Zumpuhuacán is a municipality in the State of Mexico. Its municipal seat is also called Zumpahuacán: The area was settled by Mexicas in 1220.

== Geography ==
It is located between the parallels 99° 27’ 51” and 99° 37’ 32” west longitude, and 18° 41’ 35” and 18° 55’ 22” north latitude. Zumpahuacán borders Tenancingo. It covers a total surface area of 201.54 km^{2} at an altitude of 6,634 ft. In the year 2005 census by INEGI, it reported a population of 16,149.

== Localities ==
As municipal seat, the town of Zumpahuacán is the government of the following surrounding communities: Ahuacatlán (Guadalupe Ahuacatlán), Ahuatzingo, Tlapizalco (Guadalupe Tlapizalco), Colonia Guadalupe Victoria, San Antonio Guadalupe (San Antonio), San Gaspar, San Pablo Tejalpa, Santa Cruz Atempa, Santa Cruz los Pilares (La Loma), El Tamarindo, San Pedro Guadalupe(Despoblado), Santa María la Asunción, El Zapote, Colonia San Nicolás Palo Dulce (Palo Dulce), Santa Ana Despoblado, Santa Catarina (Santa Catarina de la Cruz), Santiaguito, San José Tecontla, La Ascensión, San Juan, Paraje San Gabriel (San Miguel), Amolonca, Guadalupe Chiltamalco, Llano del Copal (La Muñeca), San Miguel Ateopa, La Cabecera, Barrio de Santa Ana, San Mateo Despoblado, and Chiapa San Isidro. The total population of the municipality was 16,149 people as of 2005. The municipality has a total area of 201.54 km2.

The original town of Quilocán lies 7 km from the municipal seat and remains an unexplored archeological site, although it has been subject to some looting in recent years.

Zumpahuacán lies on a volcanic axis and has a large number of mountains, valleys, hills and depressions. Three of the most notable elevations are: Totsquilla at 2,800 meters above sea level, Santiago or San Miguel at 2,780 meters and Tlalchichilpa at 2,100 meters. Most of these elevations are due to the region's past volcanic activity. It is also part of the Balsas River watershed, which contains a number of natural freshwater springs and seasonally flowing ravines.

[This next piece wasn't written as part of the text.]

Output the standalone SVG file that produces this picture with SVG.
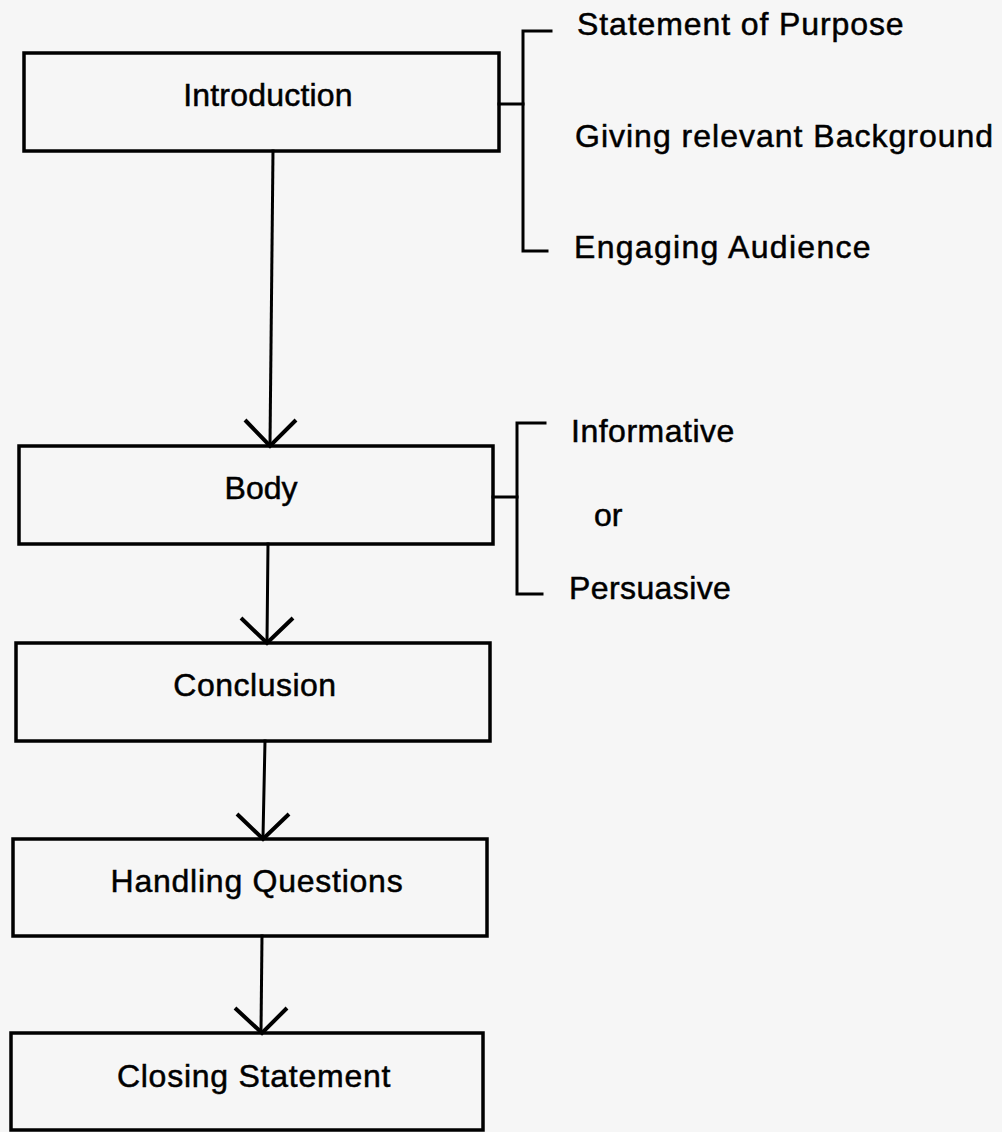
<svg xmlns="http://www.w3.org/2000/svg" width="1002" height="1132" viewBox="0 0 1002 1132">
<style>
.box{fill:none;stroke:#000;stroke-width:3.5}
.ln{fill:none;stroke:#000;stroke-width:3;stroke-linecap:square}
.ah{fill:none;stroke:#000;stroke-width:4;stroke-linejoin:miter}
.t{font-family:"Liberation Sans",Arial,sans-serif;font-size:32px;fill:#000;stroke:#000;stroke-width:0.5}
.c{text-anchor:middle}
</style>
<rect width="1002" height="1132" fill="#f6f6f6"/>
<g id="introduction">
<rect class="box" x="24" y="53" width="475" height="98"/>
<text class="t c" x="268" y="106" letter-spacing="0.2">Introduction</text>
</g>
<g id="body">
<rect class="box" x="19" y="446" width="474" height="98"/>
<text class="t c" x="261" y="499">Body</text>
</g>
<g id="conclusion">
<rect class="box" x="16" y="643" width="474" height="98"/>
<text class="t c" x="255" y="696" letter-spacing="0.5">Conclusion</text>
</g>
<g id="handling-questions">
<rect class="box" x="13" y="839" width="474" height="97"/>
<text class="t c" x="257" y="892" letter-spacing="0.75">Handling Questions</text>
</g>
<g id="closing-statement">
<rect class="box" x="11" y="1033" width="472" height="97"/>
<text class="t c" x="254" y="1087" letter-spacing="0.75">Closing Statement</text>
</g>
<g id="intro-points">
<text class="t" x="577" y="35" letter-spacing="0.9">Statement of Purpose</text>
<text class="t" x="575" y="147" letter-spacing="1">Giving relevant Background</text>
<text class="t" x="574" y="258" letter-spacing="1.3">Engaging Audience</text>
</g>
<g id="body-points">
<text class="t" x="571" y="442" letter-spacing="0.5">Informative</text>
<text class="t" x="594" y="526">or</text>
<text class="t" x="569" y="599" letter-spacing="0.4">Persuasive</text>
</g>
<g id="connectors">
<path class="ln" d="M273 151 L270 444"/>
<path class="ah" d="M245 420 L270 446 L296 420"/>
<path class="ln" d="M268 544 L267 641"/>
<path class="ah" d="M241 618 L267 643 L293 618"/>
<path class="ln" d="M265 741 L263 837"/>
<path class="ah" d="M237 814 L263 839 L289 814"/>
<path class="ln" d="M262 936 L261 1031"/>
<path class="ah" d="M235 1008 L262 1033 L287 1008"/>
<path class="ln" d="M499 104 L523 104"/>
<path class="ln" d="M551 31 L523 31 L523 251 L547 251"/>
<path class="ln" d="M493 497 L517 497"/>
<path class="ln" d="M545 423 L517 423 L517 594 L542 594"/>
</g>
</svg>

Over 80% of the municipality's economic activity is based on agriculture.

== Economy ==
The economy is principally farming, cattle raising and small businesses, concentrating on the production of corn, beans and fruit. Tourists are attracted by its climate and some notable churches, as well as some ecotourism attractions. It has an unexplored archeological zone.